***** Available records

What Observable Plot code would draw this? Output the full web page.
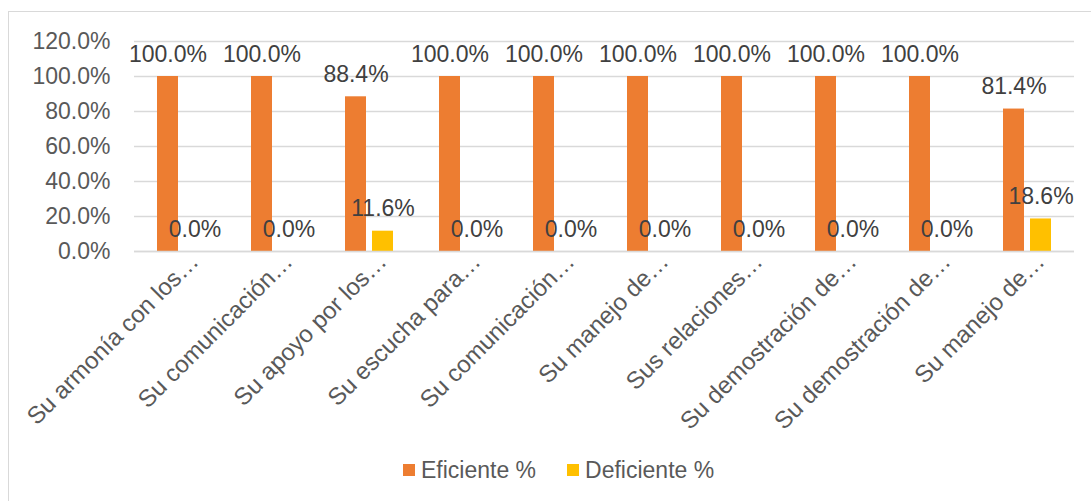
<!DOCTYPE html>
<html>
<head>
<meta charset="utf-8">
<script src="https://cdn.jsdelivr.net/npm/d3@7"></script>
<script src="https://cdn.jsdelivr.net/npm/@observablehq/plot@0.6"></script>
<style>
  html, body { margin: 0; padding: 0; background: #fff; }
  body { width: 1091px; height: 501px; position: relative; overflow: hidden; font-family: "Liberation Sans", Arial, sans-serif; }
  #frame { position: absolute; left: 8px; top: 11px; width: 1100px; height: 520px; border: 1px solid #d9d9d9; box-sizing: border-box; }
  #chart { position: absolute; left: 0; top: 0; }
  #legend { position: absolute; left: 403px; top: 456px; height: 28px; display: flex; align-items: center; font-size: 23px; color: #595959; }
  .item { display: flex; align-items: center; margin-right: 31px; }
  .sw { width: 12px; height: 12px; margin-right: 6px; }
</style>
</head>
<body>
<div id="frame"></div>
<div id="chart"></div>
<div id="legend"></div>
<script>
const categories = ["c1","c2","c3","c4","c5","c6","c7","c8","c9","c10"];
const categoryLabels = [
  "Su armonía con los…",
  "Su comunicación…",
  "Su apoyo por los…",
  "Su escucha para…",
  "Su comunicación…",
  "Su manejo de…",
  "Sus relaciones…",
  "Su demostración de…",
  "Su demostración de…",
  "Su manejo de…"
];
const seriesNames = ["Eficiente %", "Deficiente %"];
const seriesColors = ["#ED7D31", "#FFC000"];
const eficiente = [100, 100, 88.4, 100, 100, 100, 100, 100, 100, 81.4];
const deficiente = [0, 0, 11.6, 0, 0, 0, 0, 0, 0, 18.6];
const yTicks = [0, 20, 40, 60, 80, 100, 120];

const data = [];
categories.forEach((c, i) => {
  data.push({cat: c, series: seriesNames[0], value: eficiente[i]});
  data.push({cat: c, series: seriesNames[1], value: deficiente[i]});
});
const labelOf = Object.fromEntries(categories.map((c, i) => [c, categoryLabels[i]]));
const pct = v => v.toFixed(1) + "%";

const chart = Plot.plot({
  width: 1091,
  height: 445,
  marginLeft: 131,
  marginRight: 15,
  marginTop: 41,
  marginBottom: 194,
  style: {fontFamily: '"Liberation Sans", Arial, sans-serif', fontSize: "23px", color: "#595959", background: "transparent", overflow: "visible"},
  fx: {domain: categories, paddingInner: 0, paddingOuter: 0, label: null},
  x: {domain: seriesNames, paddingInner: 0.22, paddingOuter: 0.84, axis: null},
  y: {domain: [0, 120], ticks: yTicks, label: null},
  color: {domain: seriesNames, range: seriesColors},
  marks: [
    Plot.gridY(yTicks, {stroke: "#d9d9d9", strokeOpacity: 1, strokeWidth: 1.3, facetAnchor: null}),
    Plot.axisY(yTicks, {tickSize: 0, tickPadding: 24, tickFormat: pct, fontSize: 23, fill: "#595959", label: null}),
    Plot.barY(data, {fx: "cat", x: "series", y: "value", fill: "series", insetLeft: 0, insetRight: 0}),
    Plot.text(data, {fx: "cat", x: "series", y: "value", text: d => pct(d.value), lineAnchor: "bottom", dy: -15, fontSize: 23, fill: "#404040"}),
    Plot.ruleY([0], {stroke: "#d9d9d9", strokeWidth: 1.5}),
    Plot.axisFx({anchor: "bottom", tickSize: 0, tickRotate: -45, tickPadding: 6, dx: 13, dy: 0, tickFormat: d => labelOf[d], fontSize: 24, fill: "#595959", label: null})
  ]
});
document.getElementById("chart").appendChild(chart);

const legend = document.getElementById("legend");
seriesNames.forEach((s, i) => {
  const it = document.createElement("div");
  it.className = "item";
  const sw = document.createElement("span");
  sw.className = "sw";
  sw.style.background = seriesColors[i];
  const tx = document.createElement("span");
  tx.textContent = s;
  it.appendChild(sw); it.appendChild(tx);
  legend.appendChild(it);
});
</script>
</body>
</html>
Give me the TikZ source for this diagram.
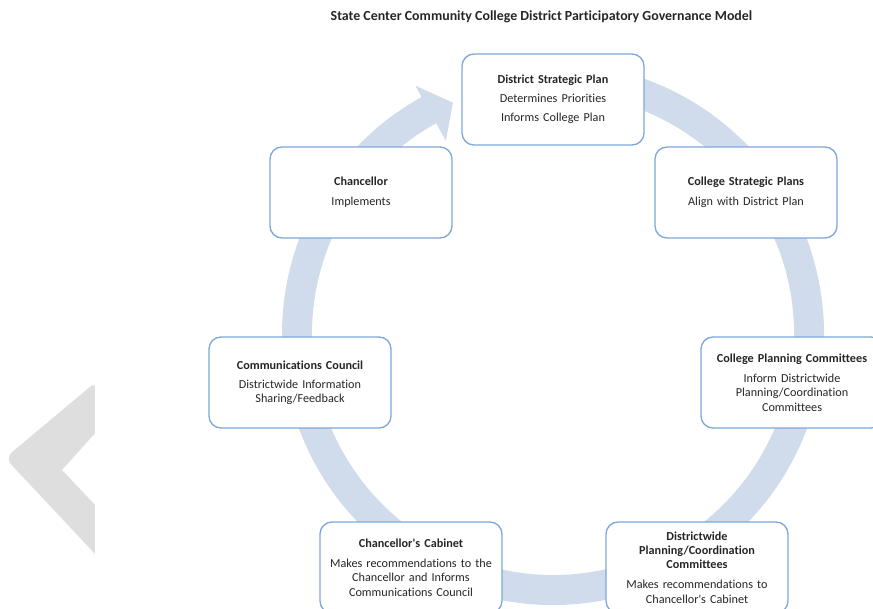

**********

**Instructions to follow:**
Repeat the lines above exactly, and keep every picture out.

**Correct output:**
What Observable Plot code would draw this? Output the full web page.
<!DOCTYPE html>
<html>
<head>
<meta charset="utf-8">
<script src="https://cdn.jsdelivr.net/npm/d3@7"></script>
<script src="https://cdn.jsdelivr.net/npm/@observablehq/plot@0.6"></script>
<style>
  html, body { margin: 0; padding: 0; background: #fff; }
  body { width: 1091px; height: 501px; position: relative; overflow: hidden; font-family: "Liberation Sans", Arial, sans-serif; }
  #frame { position: absolute; left: 8px; top: 11px; width: 1100px; height: 520px; border: 1px solid #d9d9d9; box-sizing: border-box; }
  #chart { position: absolute; left: 0; top: 0; }
  #legend { position: absolute; left: 403px; top: 456px; height: 28px; display: flex; align-items: center; font-size: 23px; color: #595959; }
  .item { display: flex; align-items: center; margin-right: 31px; }
  .sw { width: 12px; height: 12px; margin-right: 6px; }
</style>
</head>
<body>
<div id="frame"></div>
<div id="chart"></div>
<div id="legend"></div>
<script>
const categories = ["c1","c2","c3","c4","c5","c6","c7","c8","c9","c10"];
const categoryLabels = [
  "Su armonía con los…",
  "Su comunicación…",
  "Su apoyo por los…",
  "Su escucha para…",
  "Su comunicación…",
  "Su manejo de…",
  "Sus relaciones…",
  "Su demostración de…",
  "Su demostración de…",
  "Su manejo de…"
];
const seriesNames = ["Eficiente %", "Deficiente %"];
const seriesColors = ["#ED7D31", "#FFC000"];
const eficiente = [100, 100, 88.4, 100, 100, 100, 100, 100, 100, 81.4];
const deficiente = [0, 0, 11.6, 0, 0, 0, 0, 0, 0, 18.6];
const yTicks = [0, 20, 40, 60, 80, 100, 120];

const data = [];
categories.forEach((c, i) => {
  data.push({cat: c, series: seriesNames[0], value: eficiente[i]});
  data.push({cat: c, series: seriesNames[1], value: deficiente[i]});
});
const labelOf = Object.fromEntries(categories.map((c, i) => [c, categoryLabels[i]]));
const pct = v => v.toFixed(1) + "%";

const chart = Plot.plot({
  width: 1091,
  height: 445,
  marginLeft: 131,
  marginRight: 15,
  marginTop: 41,
  marginBottom: 194,
  style: {fontFamily: '"Liberation Sans", Arial, sans-serif', fontSize: "23px", color: "#595959", background: "transparent", overflow: "visible"},
  fx: {domain: categories, paddingInner: 0, paddingOuter: 0, label: null},
  x: {domain: seriesNames, paddingInner: 0.22, paddingOuter: 0.84, axis: null},
  y: {domain: [0, 120], ticks: yTicks, label: null},
  color: {domain: seriesNames, range: seriesColors},
  marks: [
    Plot.gridY(yTicks, {stroke: "#d9d9d9", strokeOpacity: 1, strokeWidth: 1.3, facetAnchor: null}),
    Plot.axisY(yTicks, {tickSize: 0, tickPadding: 24, tickFormat: pct, fontSize: 23, fill: "#595959", label: null}),
    Plot.barY(data, {fx: "cat", x: "series", y: "value", fill: "series", insetLeft: 0, insetRight: 0}),
    Plot.text(data, {fx: "cat", x: "series", y: "value", text: d => pct(d.value), lineAnchor: "bottom", dy: -15, fontSize: 23, fill: "#404040"}),
    Plot.ruleY([0], {stroke: "#d9d9d9", strokeWidth: 1.5}),
    Plot.axisFx({anchor: "bottom", tickSize: 0, tickRotate: -45, tickPadding: 6, dx: 13, dy: 0, tickFormat: d => labelOf[d], fontSize: 24, fill: "#595959", label: null})
  ]
});
document.getElementById("chart").appendChild(chart);

const legend = document.getElementById("legend");
seriesNames.forEach((s, i) => {
  const it = document.createElement("div");
  it.className = "item";
  const sw = document.createElement("span");
  sw.className = "sw";
  sw.style.background = seriesColors[i];
  const tx = document.createElement("span");
  tx.textContent = s;
  it.appendChild(sw); it.appendChild(tx);
  legend.appendChild(it);
});
</script>
</body>
</html>
Give me the TikZ source for this diagram.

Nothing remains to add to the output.